Sure looks that way…
US prosecutors dropped a number of charges against former Enron chief executives Ken Lay and Jeffrey Skilling as they rested their case on Tuesday.
Mr Skilling now faces 28 cases of fraud, conspiracy and insider trading, while Mr Lay faces six counts of conspiracy and fraud.
The defence is due to start making its case next Monday.
Enron collapsed in December 2001 after disclosures that it falsified accounts to hide debt and inflate profits.
The prosecution dropped three charges brought against Mr Skilling and one charge brought against Mr Lay because they had not presented any evidence for them while presenting their case.
As they wound down, prosecutors disclosed that the two defendants were paid a combined salary of nearly $375m between 1999 and 2001.
Mr Lay and Mr Skilling have pleaded not guilty to all charges, blaming Enron’s collapse on what they call rogue employees such as former chief executive officer Andrew Fastow.
Mr Fastow has already testified to setting up partnerships designed to help the firm hide losses of millions of dollars.
He has pleaded guilty to conspiracy and is facing 10 years in jail.

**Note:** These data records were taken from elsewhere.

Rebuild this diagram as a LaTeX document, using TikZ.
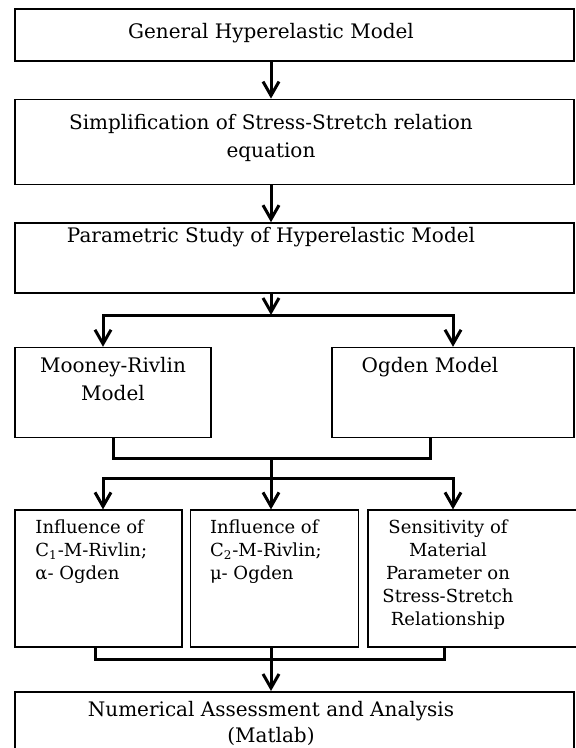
\documentclass[tikz,border=0pt]{standalone}
\usepackage{fontspec}
\setmainfont{DejaVu Serif}
\usetikzlibrary{positioning, arrows.meta}

\begin{document}
\begin{tikzpicture}[node distance=18.5pt,
   box/.style={draw, line width=0.8pt, inner sep=0pt, minimum height=#1},
   txt/.style={inner sep=0pt, align=center, font=\fontsize{10}{14}\selectfont},
   small/.style={inner sep=0pt, align=left, font=\fontsize{9}{11.5}\selectfont},
   link/.style={line width=1.5pt, -{Straight Barb[length=7pt,width=8pt]}},
   wire/.style={line width=1.5pt}]
   \useasboundingbox (0,0) rectangle (287.5pt,-374pt);
   % stems and junctions
   \coordinate (mid) at (135.5pt,0);
   \coordinate (lft) at (51.5pt,0);
   \coordinate (rgt) at (226.5pt,0);
   \coordinate (mrs) at (56.5pt,0);
   \coordinate (ogs) at (215pt,0);
   \coordinate (i1s) at (47.5pt,0);
   \coordinate (ses) at (222pt,0);
   \coordinate (j1) at (135.5pt,-157.5pt);
   \coordinate (j2) at (135.5pt,-229pt);
   \coordinate (j3) at (135.5pt,-239pt);
   \coordinate (j4) at (135.5pt,-329.5pt);

   % boxes
   \node[box=26pt, minimum width=279.5pt, anchor=north west] (gen) at (7pt,-4pt) {};
   \node[box=42.5pt, minimum width=279.5pt] (simp) [below=of gen] {};
   \node[box=35pt, minimum width=279.5pt] (par) [below=of simp] {};
   \node[box=45pt, minimum width=98pt] (mr) [below right=26.5pt and 0pt of par.south west] {};
   \node[box=45pt, minimum width=121pt] (og) [below left=26.5pt and 0pt of par.south east] {};
   \node[box=68.5pt, minimum width=83.5pt] (inf1) [below right=35.5pt and 0pt of mr.south west] {};
   \node[box=68.5pt, minimum width=84pt] (inf2) [right=3.5pt of inf1] {};
   \node[box=68.5pt, minimum width=104.5pt] (sens) [right=4pt of inf2] {};
   \node[box=34pt, minimum width=279.5pt] (num) [below right=21.5pt and 0pt of inf1.south west] {};

   % texts
   \node[txt, below=7.5pt] (gent) at (gen.north -| mid) {General Hyperelastic Model};
   \node[txt, below=7.5pt] (simpt) at (simp.north -| mid) {Simplification of Stress-Stretch relation\\equation};
   \node[txt, below=2.5pt] (part) at (par.north -| mid) {Parametric Study of Hyperelastic Model};
   \node[txt, below=5pt] (mrt) at (mr.north -| mrs) {Mooney-Rivlin\\Model};
   \node[txt, below=5pt] (ogt) at (og.north -| ogs) {Ogden Model};
   \node[small, below right=5pt and 10.5pt] (inf1t) at (inf1.north west) {Influence of\\C\textsubscript{1}-M-Rivlin;\\α- Ogden};
   \node[small, below right=5pt and 10pt] (inf2t) at (inf2.north west) {Influence of\\C\textsubscript{2}-M-Rivlin;\\μ- Ogden};
   \node[small, align=center, below=5pt, xshift=2pt] (senst) at (sens.north -| ses) {Sensitivity of\\Material\\Parameter on\\Stress-Stretch\\Relationship};
   \node[txt, below=5pt, font=\fontsize{10}{13}\selectfont] (numt) at (num.north -| mid) {Numerical Assessment and Analysis\\(Matlab)};

   % connectors
   \draw[link] (gen.south -| mid) -- (simp.north -| mid);
   \draw[link] (simp.south -| mid) -- (par.north -| mid);
   \draw[link] (par.south -| mid) -- (j1);
   \draw[link] (j1) -| (mr.north -| lft);
   \draw[link] (j1) -| (og.north -| rgt);
   \draw[wire] (mr.south -| mrs) |- (j2) -| (og.south -| ogs);
   \draw[wire] (j2) -- (j3);
   \draw[link] (j3) -| (inf1.north -| lft);
   \draw[link] (j3) -- (inf2.north -| mid);
   \draw[link] (j3) -| (sens.north -| rgt);
   \draw[wire] (inf1.south -| i1s) |- (j4) -| (sens.south -| ses);
   \draw[link] (inf2.south -| mid) -- (num.north -| mid);
\end{tikzpicture}
\end{document}
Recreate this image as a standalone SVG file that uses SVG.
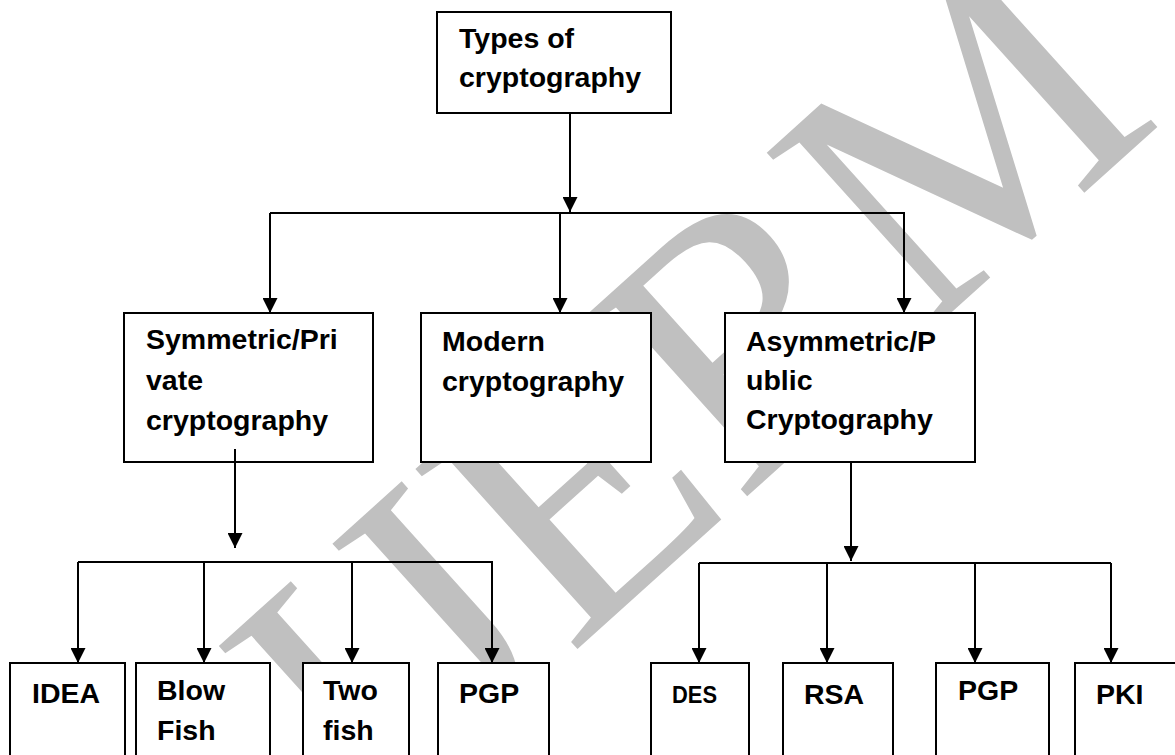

Meanwhile, here’s the lowdown on Fastow:
The government’s complaint against Enron seems to buy into this idea and the related notion that Enron was some valuable institution that “collapsed.” This myth is the same one that Skilling sold. But few are eager to disavow it because it makes everyone involved, including prosecutors (and journalists), actors in a great tragedy rather than witnesses to a much pettier scheme.
The charges against Fastow are pettier still. He is blamed for making side deals for himself, Kopper and even his family members. In these deals, Fastow allegedly got even richer than he would have as Enron’s CFO, even if he did have to violate the company’s vaunted code of ethics in the process.
The complaint fudges the key point that the deals were made to benefit Enron. It also continually repeats the phrase that Fastow schemed “to defraud Enron and its shareholders.” But while it’s possible to do both, any coherent theory of the case would require the government to choose (or at least emphasize) one or the other.
If Fastow was acting on behalf of the company–and with the explicit or tacit cooperation of the board as well as Lay or Skilling–then the charges that he collected side payments on the fraudulent deals would seem almost not worth fussing about.
Fastow took the Fifth, so he didn’t testify. Damn shame, really; besides himself, he might have incriminated some much bigger fish.
And now, it looks as if those sharks just might swim away.